Un point méconnu : le chauvinisme de gauche
Comme il l'écrit en introduction, l'auteur a voulu combler un déficit double dans l'historiographie française, tant du point de vue de l'histoire des républicains, qui privilégiait des aspects qui ont davantage influencé le développement ultérieur idéologique de la gauche française (laïcité, démocratie...) que de l'histoire du nationalisme, qui avait tendance à négliger voire ignorer le courant républicain parmi les idéologies de la Nation, pourtant premier chronologiquement. Ph. Darriulat échappe à une pensée schématique qui associerait sans nuances le patriotisme de gauche au nationalisme contre-révolutionnaire de droite. Il a le mérite de lever le voile sur un point méconnu, ou délaissé parce que gênant par l'historiographie qui est celui d'un chauvinisme de gauche au-delà d'un simple patriotisme soucieux d'humanitarisme : un chauvinisme assumé qui chez une partie des patriotes revendique la «mission civilisatrice de la France» et ainsi approuve la colonisation (certes en en dénonçant souvent les excès), qui n'hésite pas à prendre une tournure impérialiste dans des discours grandiloquents (voir l'ambiguité autour de l'épopée napoléonienne), et qui ne rechigne pas à désigner de manière pationnelle l'ennemi extérieur (l'Anglais) et l'ennemi intérieur (les traîtres à l'intérêt national, le "Juif"), flattant l'opinion populaire.

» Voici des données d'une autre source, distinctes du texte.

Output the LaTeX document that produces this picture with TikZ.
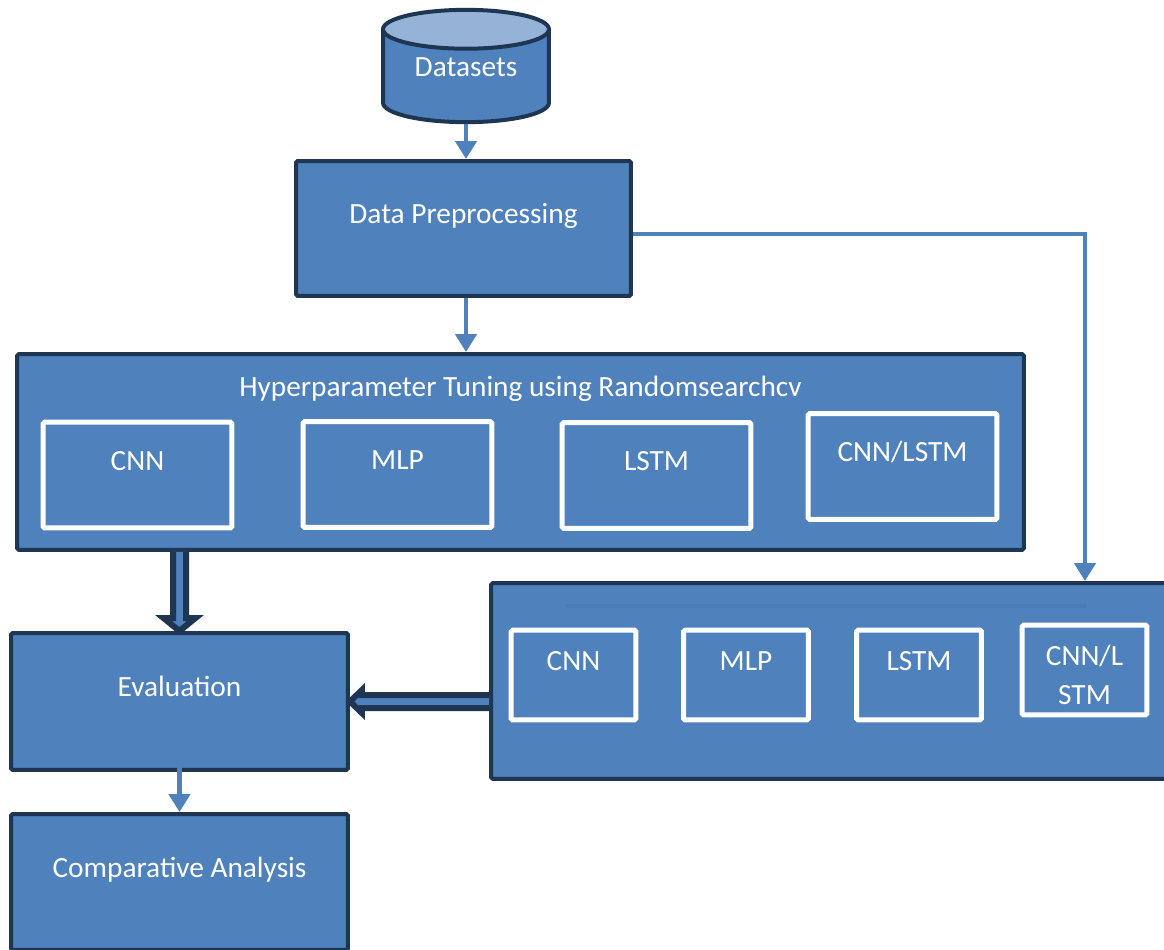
\documentclass[tikz,border=0pt]{standalone}
\usepackage{fontspec}
\setmainfont{Carlito}
\usetikzlibrary{calc,arrows.meta,shapes.geometric}
\definecolor{boxblue}{HTML}{4F81BD}
\definecolor{boxedge}{HTML}{1F3652}
\definecolor{toplight}{HTML}{95B3D7}
\definecolor{titleline}{HTML}{4B7CB8}

\begin{document}
\begin{tikzpicture}[x=0.02cm,y=-0.02cm]
    \tikzstyle{box}=[rectangle,rounded corners=1pt,draw=boxedge,line width=0.08cm,fill=boxblue,text=white,font=\fontsize{16.7}{22}\selectfont,text height=0.4cm,text depth=0.6cm]
    \tikzstyle{mbox}=[rectangle,rounded corners=1pt,draw=white,line width=0.1cm,text=white,font=\fontsize{16.7}{22}\selectfont,text height=0.4cm,text depth=0.6cm]
    \tikzstyle{txt}=[text=white,font=\fontsize{16.7}{22}\selectfont,inner sep=0pt]
    \tikzstyle{flow}=[draw=boxblue,line width=0.09cm,-{Triangle[length=0.36cm,width=0.42cm]}]
    \tikzstyle{fat}=[draw=boxedge,line width=0.12cm,fill=boxblue,line join=miter]
    \useasboundingbox (0,0) rectangle (1164,950);
    \clip (0,0) rectangle (1164,950);

    \node[cylinder,shape border rotate=90,aspect=0.34,anchor=shape center,draw=boxedge,line width=0.08cm,cylinder uses custom fill,cylinder body fill=boxblue,cylinder end fill=toplight,minimum width=3.32cm,minimum height=2.24cm,text=white,font=\fontsize{16.7}{22}\selectfont,text height=0.4cm,text depth=0.55cm] (data) at (466,66) {Datasets};
    \node[box,minimum width=6.7cm,minimum height=2.7cm] (prep) at (463.5,228.5) {Data Preprocessing};

    \node[box,minimum width=20.14cm,minimum height=3.92cm] (hyper) at (520.5,452) {};
    \node[txt,anchor=base] (title) at ($(hyper.north)+(0,44)$) {Hyperparameter Tuning using Randomsearchcv};
    \node[mbox,minimum width=3.78cm,minimum height=2.12cm] (h1) at (137.5,475) {CNN};
    \node[mbox,minimum width=3.78cm,minimum height=2.12cm] (h2) at (397.5,474.5) {MLP};
    \node[mbox,minimum width=3.78cm,minimum height=2.12cm] (h3) at (656.5,475.5) {LSTM};
    \node[mbox,minimum width=3.78cm,minimum height=2.12cm] (h4) at (902.5,466.5) {CNN/LSTM};

    \node[box,minimum width=14cm,minimum height=3.92cm] (rbox) at (841,681) {};
    \draw[titleline,line width=0.08cm] (565,606) -- (1087,606);
    \node[mbox,minimum width=2.5cm,minimum height=1.8cm] (r1) at (573.5,675) {CNN};
    \node[mbox,minimum width=2.5cm,minimum height=1.8cm] (r2) at (746,675) {MLP};
    \node[mbox,minimum width=2.5cm,minimum height=1.8cm] (r3) at (919,675) {LSTM};
    \node[mbox,minimum width=2.5cm,minimum height=1.8cm] (r4) at (1084.5,670) {};
    \begin{scope}
        \clip (r4.north west) rectangle ($(r4.south east)+(0,-11)$);
        \node[txt,align=center] (r4text) at ($(r4.center)+(0,5)$) {CNN/L\\STM};
    \end{scope}

    \node[box,minimum width=6.74cm,minimum height=2.74cm] (eval) at (179.5,701.5) {Evaluation};
    \node[box,minimum width=6.74cm,minimum height=2.72cm] (comp) at (179.5,882) {Comparative Analysis};

    \draw[flow] (data.south) -- (prep.north -| data.south);
    \draw[flow] (data.south |- prep.south) -- (data.south |- hyper.north);
    \coordinate (turn) at (1085,234);
    \draw[flow] (prep.east |- turn) -- (turn) -- (turn |- rbox.north);
    \draw[flow] ($(eval.center)+(0,21)$) -- (comp.north);

    \path (eval.north) coordinate (e1) (hyper.south -| eval.north) coordinate (s1);
    \draw[fat] (s1) ++(-6.5,0) -- ($(e1)+(-6.5,-13)$) -- ($(e1)+(-16,-13)$) -- (e1) -- ($(e1)+(16,-13)$) -- ($(e1)+(6.5,-13)$) -- ($(s1)+(6.5,0)$);
    \path (eval.east) coordinate (e2) (rbox.west |- eval.east) coordinate (s2);
    \draw[fat] ($(s2)+(0,-6.5)$) -- ($(e2)+(12,-6.5)$) -- ($(e2)+(12,-11.5)$) -- (e2) -- ($(e2)+(12,11.5)$) -- ($(e2)+(12,6.5)$) -- ($(s2)+(0,6.5)$);
\end{tikzpicture}
\end{document}
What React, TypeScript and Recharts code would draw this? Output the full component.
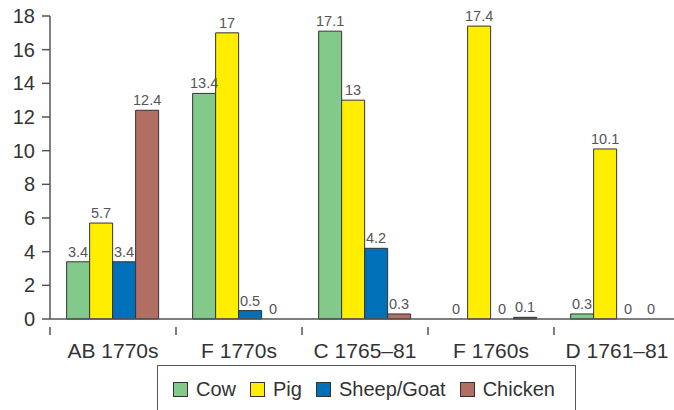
import { BarChart, Bar, XAxis, YAxis, LabelList, Legend, Cell } from 'recharts';

const categories = ['AB 1770s', 'F 1770s', 'C 1765\u201381', 'F 1760s', 'D 1761\u201381'];
const cow = [3.4, 13.4, 17.1, 0, 0.3];
const pig = [5.7, 17, 13, 17.4, 10.1];
const sheepGoat = [3.4, 0.5, 4.2, 0, 0];
const chicken = [12.4, 0, 0.3, 0.1, 0];
const yTicks = [0, 2, 4, 6, 8, 10, 12, 14, 16, 18];

const series = [
  { key: 'cow', name: 'Cow', color: '#82c98a', values: cow },
  { key: 'pig', name: 'Pig', color: '#ffee00', values: pig },
  { key: 'sheepGoat', name: 'Sheep/Goat', color: '#0070b8', values: sheepGoat },
  { key: 'chicken', name: 'Chicken', color: '#b36e63', values: chicken },
];

const data = categories.map((name, i) => ({
  name,
  cow: cow[i],
  pig: pig[i],
  sheepGoat: sheepGoat[i],
  chicken: chicken[i],
}));

const FONT = '"Liberation Sans", Arial, sans-serif';
const AXIS = '#555';
const BAND = 630 / categories.length;

// the tiny 0.1 chicken bar in F 1760s is drawn dark blue in the source
const cellFill = (key: string, color: string, i: number) =>
  key === 'chicken' && i === 3 ? '#1f4f7a' : color;

const CategoryTick = (props: any) => {
  const { x, y, payload } = props;
  return (
    <g>
      <line x1={x - BAND / 2} y1={y} x2={x - BAND / 2} y2={y + 8} stroke={AXIS} strokeWidth={1.5} />
      <text x={x} y={y + 31} textAnchor="middle" fontSize={21} fill="#333" fontFamily={FONT}>
        {payload.value}
      </text>
    </g>
  );
};

const LegendBox = () => (
  <div
    style={{
      border: `1px solid ${AXIS}`,
      height: 60,
      boxSizing: 'border-box',
      display: 'flex',
      alignItems: 'flex-start',
      paddingTop: 15,
      paddingLeft: 15,
      fontFamily: FONT,
      fontSize: 20,
      color: '#333',
    }}
  >
    {series.map((s) => (
      <div key={s.key} style={{ display: 'flex', alignItems: 'center', marginRight: 14 }}>
        <span
          style={{
            display: 'inline-block',
            width: 13,
            height: 13,
            background: s.color,
            border: '1px solid #333',
            marginRight: 8,
          }}
        />
        <span style={{ lineHeight: '16px' }}>{s.name}</span>
      </div>
    ))}
  </div>
);

export default function App() {
  return (
    <div style={{ position: 'absolute', left: 0, top: 0, width: 674, height: 410, background: '#fff', overflow: 'hidden' }}>
      <BarChart
        width={674}
        height={410}
        data={data}
        margin={{ top: 16, right: -6, left: 0, bottom: 61 }}
        barCategoryGap="13.2%"
        barGap={0}
      >
        <XAxis
          dataKey="name"
          height={30}
          tickLine={false}
          axisLine={{ stroke: AXIS, strokeWidth: 1.5 }}
          tick={<CategoryTick />}
          interval={0}
        />
        <YAxis
          width={50}
          domain={[0, 18]}
          ticks={yTicks}
          interval={0}
          tickSize={8}
          tickMargin={7}
          tickLine={{ stroke: AXIS, strokeWidth: 1.5 }}
          axisLine={{ stroke: AXIS, strokeWidth: 1.5 }}
          tick={{ fontSize: 20, fill: '#333', fontFamily: FONT }}
        />
        <Legend
          layout="horizontal"
          verticalAlign="middle"
          align="center"
          wrapperStyle={{ position: 'absolute', left: 157, top: 365, width: 419, height: 60 }}
          content={() => <LegendBox />}
        />
        {series.map((s) => (
          <Bar
            key={s.key}
            dataKey={s.key}
            name={s.name}
            fill={s.color}
            stroke="#333"
            strokeWidth={1}
            minPointSize={(v: number) => (v === 0 ? 0.01 : 0)}
            isAnimationActive={false}
          >
            {s.values.map((v, i) => (
              <Cell key={i} fill={cellFill(s.key, s.color, i)} stroke={v === 0 ? 'none' : '#333'} />
            ))}
            <LabelList dataKey={s.key} position="top" offset={5} fontSize={14.5} fill="#555" fontFamily={FONT} />
          </Bar>
        ))}
      </BarChart>
    </div>
  );
}
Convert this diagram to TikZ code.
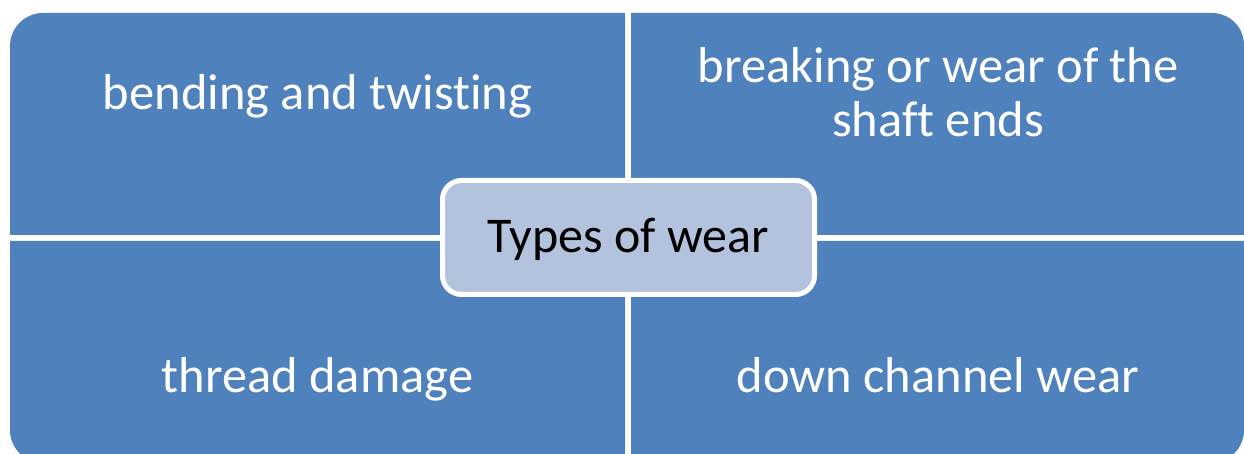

Une étude qui privilégie l'histoire des idées
L'auteur a préféré donner la parole aux patriotes eux-mêmes à travers essentiellement leurs organes de presse (en particulier La Tribune et Le National), leurs discours politiques et des citations littéraires, qu'elles soient d'auteurs inconnus ou de grandes plumes comme Hugo.
Or le lecteur aurait peut-être apprécié des analyses plus sociales du profil des patriotes, une géographie des différents mouvements, leur insertion économique, ou sur un plan plus personnel des correspondances privées qui auraient davantage laissé paraître leurs motivations, outre la perpétuation du mythe révolutionnaire après l'épopée qu'avaient vécu leurs pères. Peu est dit sur les conflits sociaux qui secouent épisodiquement la France, tandis qu'une large place est faite à la politique extérieure et à ses retentissements - ces deux dimensions ne s'excluent d'ailleurs pas.
Il reste que l'analyse tenant à l'histoire des idées et des mentalités est très fine, expliquant l'évolution des patriotes républicains en s'attachant de façon très serrée à des concepts qui sont comme des leitmotiv, tels la Révolution, la patrie, le peuple, selon les aléas de l'histoire politique et de l'autocritique qu'ont pu faire d'eux-mêmes les républicains. Du reste ce récit chronologique (ou chrono-thématique) est très documenté, renvoyant même à des sources lithographiques, pourtant sa lecture reste fort agréable, d'ailleurs facilitée par un index des noms propres dense, et l'ouvrage s'appuie sur une riche bibliographie.